Selain itu, juga tak mempertimbangkan keberadaan ruko yang menjadi agunan atas pencairan KPR dan saat ini sudah dikuasai oleh Bank Mandiri dan belum terjual sampai sekarang.
"Kami tak menghitung jika agunan sudah dikuasai Bank Mandiri. Kalau nanti sudah terjual, hasil penjualan masuk dalam tindak lanjut dari pengembalian kerugian negara," paparnya.
Ia juga menyampaikan jika menemukan beberapa penyimpangan dalam pencairan KPR Bank Mandiri Semarang itu. Penyimpangan yang dimaksud mulai dari pengajuan hingga persetujuan KPR.
"Kreditur memakai identitas palsu, kreditur melakukan mark up dari transaksi ruko, memberikan info uang muka yang tak sesuai, rekomendasi yang rak sesuai kondisi riil, kreditur juga melakukan perubahan bentuk agunan," tambahnya.
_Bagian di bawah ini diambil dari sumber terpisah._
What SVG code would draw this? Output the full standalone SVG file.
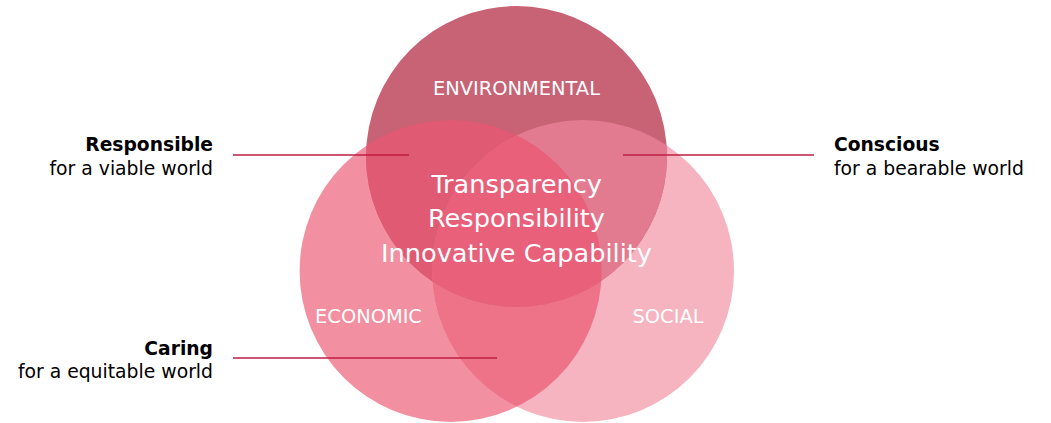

Perlu diketahui, dari dakwaan jaksa disebutkan kasus KPR fiktif Bank Mandiri Semarang tersebut, terjadi pada 2016. Terdakwa Edward Setiadi mendapat fasilitas kredit sebesar Rp 4,5 miliar dan Rp 1,898 miliar.
Namun kredit tersebut bertentangan dengan peraturan yang ada di Manual Product Credit Segmen Consumer. Ada ketidaksesuaian prosedur dalam pelaksanaannya yaitu terkait verifikasi penghasilan dan investasi.
Petugas Bank Mandiri tidak melakukan OTS ke rumah calon kreditur yaitu Edward Setiadi. Oleh karena itu, KTP dan NPWP pribadi terdakwa Edward Setiadi dipalsukan dan tidak diketahui petugas.
Tak hanya itu, kredit yang dilakukan tidak ada uang muka atau berkas uang muka dipalsukan oleh terdakwa. Bahkan, penilaian jaminan kredit juga lebih besar dari nilai aslinya.